Solar energy systems, net is comprised of system equipment costs and initial direct costs related to solar energy systems. System equipment costs include components such as solar panels, inverters, racking systems and other electrical equipment, as well as costs for design and installation activities once a long-term customer contract has been executed. Initial direct costs related to solar energy systems consist of sales commissions and other direct customer acquisition expenses. System equipment costs and initial direct costs are capitalized and recorded within solar energy systems, net.

Depreciation and amortization is calculated using the straight-line method over the estimated useful lives of the respective assets as follows: 

 

  

Useful Lives

System equipment costs

  

30 years

Initial direct costs related to solar energy systems

  

Lease term (20 years)


System equipment costs are depreciated and initial direct costs are amortized once the respective systems have been installed and interconnected to the power grid. As of December 31, 2015 and 2014, the Company had recorded costs of $1,134.7 million and $598.4 million in solar energy systems, of which $882.7 million and $407.7 million related to systems that had been interconnected to the power grid, with accumulated depreciation and amortization of $32.5 million and $10.2 million.

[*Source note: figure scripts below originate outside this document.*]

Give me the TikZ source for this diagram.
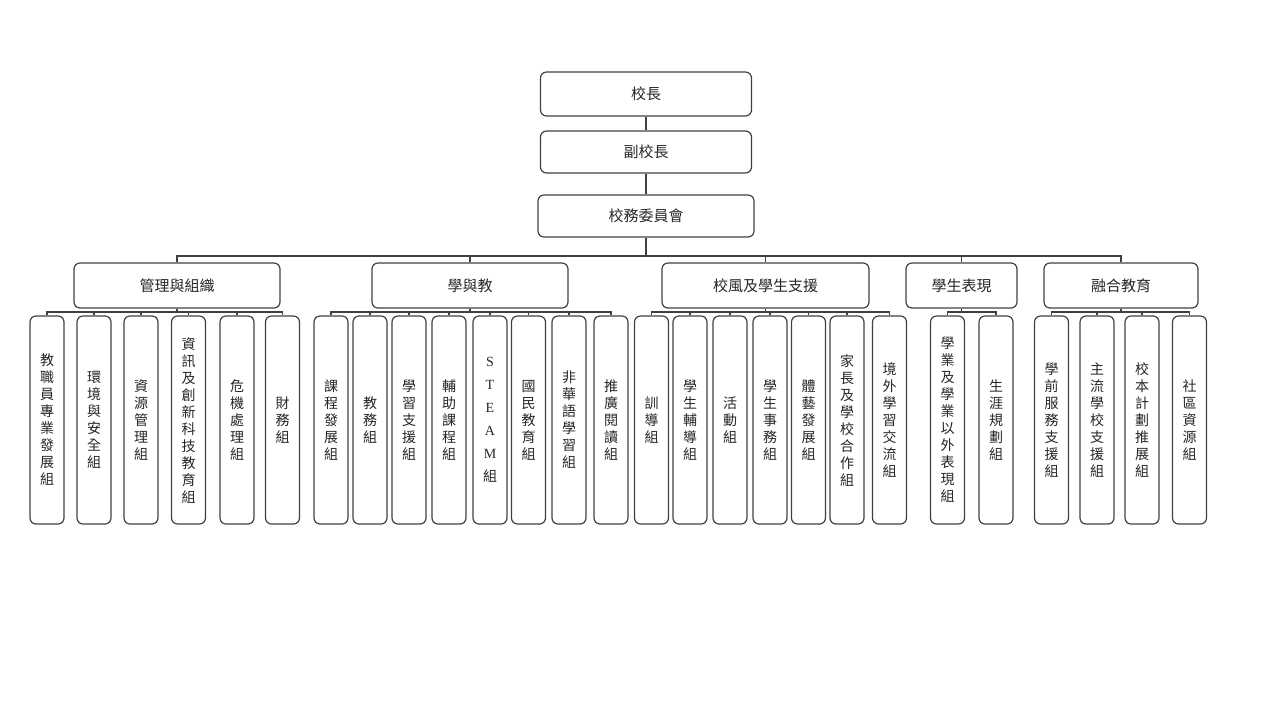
\documentclass[tikz,border=0pt]{standalone}
\usepackage{fontspec}
\setmainfont{Liberation Serif}
\newfontfamily\cjk{Noto Sans CJK TC}
\begin{document}
\begin{tikzpicture}[x=0.5pt, y=-0.5pt,
  every node/.style = {draw=black!75, line width=0.6pt, rounded corners=3pt, text=black!85, font=\cjk\fontsize{7.5}{9}\selectfont},
  head/.style = {minimum height=22.5pt},
  unit/.style = {minimum width=17pt, minimum height=104pt, inner sep=1pt, align=center, font=\cjk\fontsize{7}{8.5}\selectfont},
  link/.style = {draw=black!75, line width=0.6pt}]
\useasboundingbox (0,0) rectangle (1280,720);
\coordinate (top) at (0,256);
\coordinate (sub) at (0,312);
% top of the school
\node[minimum width=105.5pt, minimum height=22pt] (principal) at (646,94) {校長};
\node[minimum width=105.5pt, minimum height=21pt] (vice) at (646,152) {副校長};
\node[minimum width=108pt, minimum height=21pt] (council) at (646,216) {校務委員會};
% the five sections
\node[head, minimum width=103pt] (admin) at (177,285.5) {管理與組織};
\node[head, minimum width=98pt] (learn) at (470,285.5) {學與教};
\node[head, minimum width=103.5pt] (ethos) at (765.5,285.5) {校風及學生支援};
\node[head, minimum width=55.5pt] (perf) at (961.5,285.5) {學生表現};
\node[head, minimum width=77pt] (incl) at (1121,285.5) {融合教育};
% groups
\node[unit] (admin1) at (47,420) {教\\職\\員\\專\\業\\發\\展\\組};
\node[unit] (admin2) at (94,420) {環\\境\\與\\安\\全\\組};
\node[unit] (admin3) at (141,420) {資\\源\\管\\理\\組};
\node[unit] (admin4) at (188.5,420) {資\\訊\\及\\創\\新\\科\\技\\教\\育\\組};
\node[unit] (admin5) at (237,420) {危\\機\\處\\理\\組};
\node[unit] (admin6) at (282.5,420) {財\\務\\組};
\node[unit] (learn1) at (331,420) {課\\程\\發\\展\\組};
\node[unit] (learn2) at (370,420) {教\\務\\組};
\node[unit] (learn3) at (409,420) {學\\習\\支\\援\\組};
\node[unit] (learn4) at (449,420) {輔\\助\\課\\程\\組};
\node[unit] (learn5) at (490,420) {\rmfamily S\\[3pt]\rmfamily T\\[3pt]\rmfamily E\\[3pt]\rmfamily A\\[3pt]\rmfamily M\\[3pt]組};
\node[unit] (learn6) at (528.5,420) {國\\民\\教\\育\\組};
\node[unit] (learn7) at (569,420) {非\\華\\語\\學\\習\\組};
\node[unit] (learn8) at (611,420) {推\\廣\\閱\\讀\\組};
\node[unit] (ethos1) at (651.5,420) {訓\\導\\組};
\node[unit] (ethos2) at (690,420) {學\\生\\輔\\導\\組};
\node[unit] (ethos3) at (730,420) {活\\動\\組};
\node[unit] (ethos4) at (770,420) {學\\生\\事\\務\\組};
\node[unit] (ethos5) at (808.5,420) {體\\藝\\發\\展\\組};
\node[unit] (ethos6) at (847,420) {家\\長\\及\\學\\校\\合\\作\\組};
\node[unit] (ethos7) at (889.5,420) {境\\外\\學\\習\\交\\流\\組};
\node[unit] (perf1) at (947.5,420) {學\\業\\及\\學\\業\\以\\外\\表\\現\\組};
\node[unit] (perf2) at (996,420) {生\\涯\\規\\劃\\組};
\node[unit] (incl1) at (1051.5,420) {學\\前\\服\\務\\支\\援\\組};
\node[unit] (incl2) at (1097,420) {主\\流\\學\\校\\支\\援\\組};
\node[unit] (incl3) at (1142,420) {校\\本\\計\\劃\\推\\展\\組};
\node[unit] (incl4) at (1189.5,420) {社\\區\\資\\源\\組};
\draw[link] (principal.south) -- (vice.north);
\draw[link] (vice.south) -- (council.north);
\foreach \sec in {admin, learn, ethos, perf, incl}
\draw[link] (council.south) -- (council.south |- top) -| (\sec.north);
\foreach \sec/\grp in {admin/admin1, admin/admin2, admin/admin3, admin/admin4, admin/admin5, admin/admin6,
  learn/learn1, learn/learn2, learn/learn3, learn/learn4, learn/learn5, learn/learn6, learn/learn7, learn/learn8,
  ethos/ethos1, ethos/ethos2, ethos/ethos3, ethos/ethos4, ethos/ethos5, ethos/ethos6, ethos/ethos7,
  perf/perf1, perf/perf2, incl/incl1, incl/incl2, incl/incl3, incl/incl4}
\draw[link] (\sec.south) -- (\sec.south |- sub) -| (\grp.north);
\end{tikzpicture}
\end{document}
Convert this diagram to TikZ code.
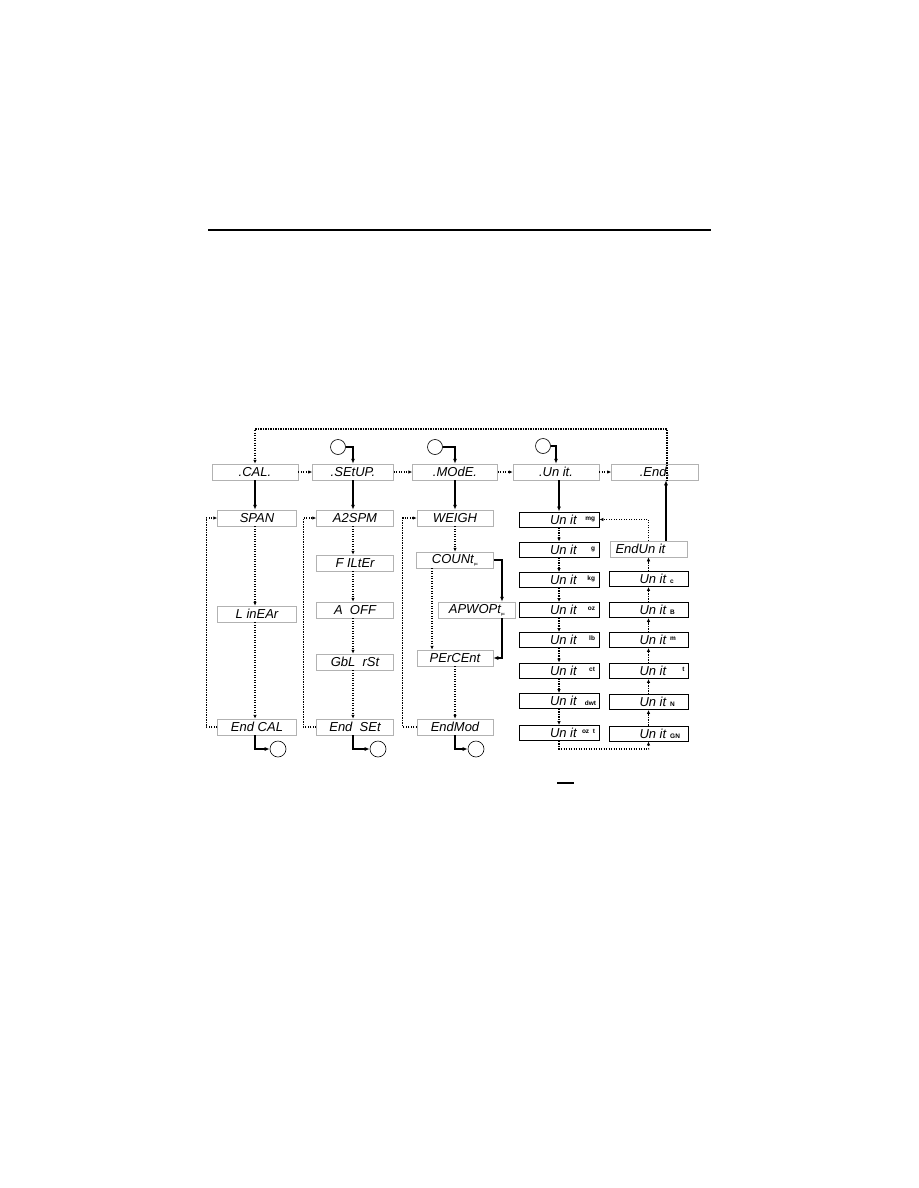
\documentclass[tikz,border=0pt]{standalone}
\usepackage{fontspec}
\setmainfont{Liberation Sans}
\usetikzlibrary{arrows.meta}
\tikzset{
  disp/.style={draw=black!30, line width=0.5pt, minimum height=16pt, inner sep=0pt, font=\fontsize{13}{13}\selectfont\itshape},
  ubox/.style={draw=black, line width=0.9pt, minimum width=80pt, minimum height=15pt, inner sep=0pt, font=\fontsize{13}{13}\selectfont\itshape},
  sol/.style={line width=1.3pt, -{Latex[length=5pt,width=4pt]}},
  dot/.style={line width=1.2pt, dash pattern=on 1.2pt off 1.3pt, -{Latex[length=4pt,width=3.5pt]}},
  conn/.style={circle, draw=black, line width=0.6pt, minimum size=15pt, inner sep=0pt},
}
\newcommand\ulab[1]{\makebox[78pt][l]{\hspace{30pt}Un it\hfill\raisebox{4pt}{\fontsize{6.5}{6.5}\selectfont\upshape\bfseries #1}\hspace{3pt}}}
\newcommand\rlab[2]{\makebox[78pt][l]{\hspace{30pt}Un it\hspace{4pt}\raisebox{#2}{\fontsize{6.5}{6.5}\selectfont\upshape\bfseries #1}\hfill}}
\begin{document}
\begin{tikzpicture}[x=1pt,y=-1pt]
\useasboundingbox (0,0) rectangle (918,1188);
\fill[white] (0,0) rectangle (918,1188);
% header rule
\draw[line width=2pt] (208,230) -- (711,230);

% top row
\node[disp, minimum width=86pt] (CAL) at (255,472) {.CAL.};
\node[disp, minimum width=81pt] (SET) at (353,472) {.SEtUP.};
\node[disp, minimum width=85pt] (MOD) at (455,472) {.MOdE.};
\node[disp, minimum width=86pt] (UNI) at (556,472) {.Un it.};
\node[disp, minimum width=87pt] (END) at (655,472) {.End.};

\draw[dot] (CAL.east) -- (SET.west);
\draw[dot] (SET.east) -- (MOD.west);
\draw[dot] (MOD.east) -- (UNI.west);
\draw[dot] (UNI.east) -- (END.west);

% top loop
\coordinate (topy) at (0,429);
\coordinate (endx) at (667,481);
\draw[dot] (endx) -- (endx |- topy) -- (CAL.north |- topy) -- (CAL.north);

% entry circles
\node[conn] (c1) at (338,447) {};
\node[conn] (c2) at (435,447) {};
\node[conn] (c3) at (543,446) {};
\draw[sol] (c1.east) -| (SET.north);
\draw[sol] (c2.east) -| (MOD.north);
\draw[sol] (c3.east) -| (UNI.north);

% column 1
\node[disp, minimum width=79pt] (SPAN) at (257,518) {SPAN};
\node[disp, minimum width=79pt] (LIN) at (257,614) {L inEAr};
\node[disp, minimum width=79pt] (ECAL) at (257,727) {End CAL};
\draw[sol] (CAL.south) -- (CAL.south |- SPAN.north);
\draw[dot] (CAL.south |- SPAN.south) -- (CAL.south |- LIN.north);
\draw[dot] (CAL.south |- LIN.south) -- (CAL.south |- ECAL.north);
\draw[dot] (ECAL.west) -- ++(-11,0) |- (SPAN.west);
\node[conn, minimum size=16pt] (c4) at (278,749) {};
\draw[sol] (CAL.south |- ECAL.south) |- (c4.west);

% column 2
\node[disp, minimum width=77pt] (AZ) at (355,518) {A2SPM};
\node[disp, minimum width=77pt] (FIL) at (355,563) {F ILtEr};
\node[disp, minimum width=77pt] (AOFF) at (355,610) {A \ OFF};
\node[disp, minimum width=77pt] (GBL) at (355,662) {GbL \ rSt};
\node[disp, minimum width=77pt] (ESET) at (355,727) {End \ SEt};
\draw[sol] (SET.south) -- (SET.south |- AZ.north);
\draw[dot] (SET.south |- AZ.south) -- (SET.south |- FIL.north);
\draw[dot] (SET.south |- FIL.south) -- (SET.south |- AOFF.north);
\draw[dot] (SET.south |- AOFF.south) -- (SET.south |- GBL.north);
\draw[dot] (SET.south |- GBL.south) -- (SET.south |- ESET.north);
\draw[dot] (ESET.west) -- ++(-13,0) |- (AZ.west);
\node[conn, minimum size=16pt] (c5) at (378,749) {};
\draw[sol] (SET.south |- ESET.south) |- (c5.west);

% column 3
\node[disp, minimum width=76pt] (WEI) at (455,518) {WEIGH};
\node[disp, minimum width=77pt] (CNT) at (455,560) {COUNt\raisebox{-2pt}{\fontsize{4}{4}\selectfont\upshape pc}};
\node[disp, minimum width=77pt] (APW) at (477,610) {APWOPt\raisebox{-2pt}{\fontsize{4}{4}\selectfont\upshape pc}};
\node[disp, minimum width=76pt] (PER) at (455,658) {PErCEnt};
\node[disp, minimum width=76pt] (EMOD) at (455,727) {EndMod};
\draw[sol] (MOD.south) -- (MOD.south |- WEI.north);
\draw[dot] (MOD.south |- WEI.south) -- (MOD.south |- CNT.north);
\coordinate (cx) at (502,0);
\coordinate (px) at (432,0);
\draw[sol] (CNT.east) -| (cx |- APW.north);
\draw[sol] (cx |- APW.south) |- (PER.east);
\draw[dot] (px |- CNT.south) -- (px |- PER.north);
\draw[dot] (MOD.south |- PER.south) -- (MOD.south |- EMOD.north);
\draw[dot] (EMOD.west) -- ++(-14,0) |- (WEI.west);
\node[conn, minimum size=16pt] (c6) at (476,749) {};
\draw[sol] (MOD.south |- EMOD.south) |- (c6.west);

% column 4 (units)
\node[ubox] (u1) at (559,519.5) {\ulab{mg}};
\node[ubox] (u2) at (559,549.5) {\ulab{g}};
\node[ubox] (u3) at (559,580) {\ulab{kg}};
\node[ubox] (u4) at (559,610) {\ulab{oz}};
\node[ubox] (u5) at (559,640) {\ulab{lb}};
\node[ubox] (u6) at (559,670.5) {\ulab{ct}};
\node[ubox] (u7) at (559,701) {\makebox[78pt][l]{\hspace{30pt}Un it\hfill{\fontsize{6.5}{6.5}\selectfont\upshape\bfseries dwt}\hspace{2pt}}};
\node[ubox] (u8) at (559,733) {\ulab{oz\ \ t}};
\draw[sol] (UNI.south -| u1.north) -- (u1.north);
\draw[dot] (u1.south) -- (u2.north);
\draw[dot] (u2.south) -- (u3.north);
\draw[dot] (u3.south) -- (u4.north);
\draw[dot] (u4.south) -- (u5.north);
\draw[dot] (u5.south) -- (u6.north);
\draw[dot] (u6.south) -- (u7.north);
\draw[dot] (u7.south) -- (u8.north);

% column 5
\node[disp, minimum width=77pt, minimum height=16pt] (EU) at (648.5,549) {\makebox[76pt][l]{\hspace{5pt}EndUn it}};
\node[ubox, minimum width=79pt] (v1) at (648.5,579) {\rlab{c}{0pt}};
\node[ubox, minimum width=79pt] (v2) at (648.5,610) {\rlab{B}{0pt}};
\node[ubox, minimum width=79pt] (v3) at (648.5,640) {\rlab{m}{4pt}};
\node[ubox, minimum width=79pt] (v4) at (648.5,671) {\makebox[78pt][l]{\hspace{30pt}Un it\hfill\raisebox{4pt}{\fontsize{6.5}{6.5}\selectfont\upshape\bfseries t}\hspace{3pt}}};
\node[ubox, minimum width=79pt] (v5) at (648.5,702) {\rlab{N}{0pt}};
\node[ubox, minimum width=79pt] (v6) at (648.5,733.5) {\rlab{GN}{0pt}};
\draw[dot] (v6.north) -- (v5.south);
\draw[dot] (v5.north) -- (v4.south);
\draw[dot] (v4.north) -- (v3.south);
\draw[dot] (v3.north) -- (v2.south);
\draw[dot] (v2.north) -- (v1.south);
\draw[dot] (v1.north) -- (EU.south);
\draw[dot] (EU.north) |- (u1.east);
\draw[dot] (u8.south) -- ++(0,8) -| (v6.south);
\coordinate (sx) at (666,0);
\draw[sol] (sx |- EU.north) -- (sx |- END.south);

% small mark
\draw[line width=1.5pt] (557,783) -- (574,783);
\end{tikzpicture}
\end{document}
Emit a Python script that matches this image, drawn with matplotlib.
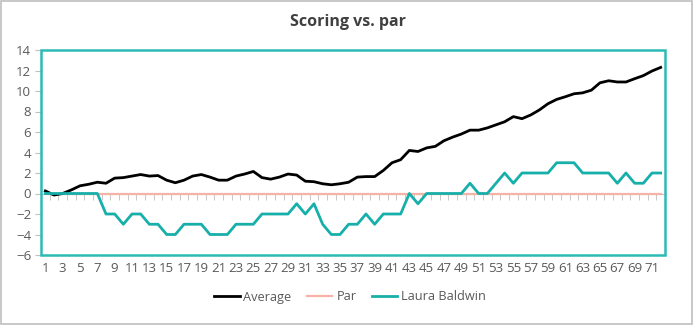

Property and Equipment, Net

The Company’s property and equipment is stated at cost less accumulated depreciation and amortization. Depreciation and amortization are calculated using the straight-line method over the estimated useful lives of the assets. Vehicles leased under capital leases are depreciated over the life of the lease term, which is typically three years. The estimated useful lives of computer equipment, furniture, fixtures and purchased software are three years. Leasehold improvements are amortized over the shorter of the lease term or the estimated useful lives of the assets. The estimated useful lives of leasehold improvements currently range from one to three years. Repairs and maintenance costs are expensed as incurred. Major renewals and improvements that extend the useful lives of existing assets are capitalized and depreciated over their estimated useful lives.

Intangible Assets

Finite-lived intangible assets, which consist of customer contracts, customer relationships, trademarks/trade names and developed technology acquired in business combinations are initially recorded at fair value and presented net of accumulated amortization. These intangible assets are amortized on a straight-line basis over their estimated useful lives. The Company amortizes customer contracts over three years, customer relationships over five years, trademarks/trade names over 10 years and developed technology over five to eight years. See Note 7—Intangible Assets and Goodwill.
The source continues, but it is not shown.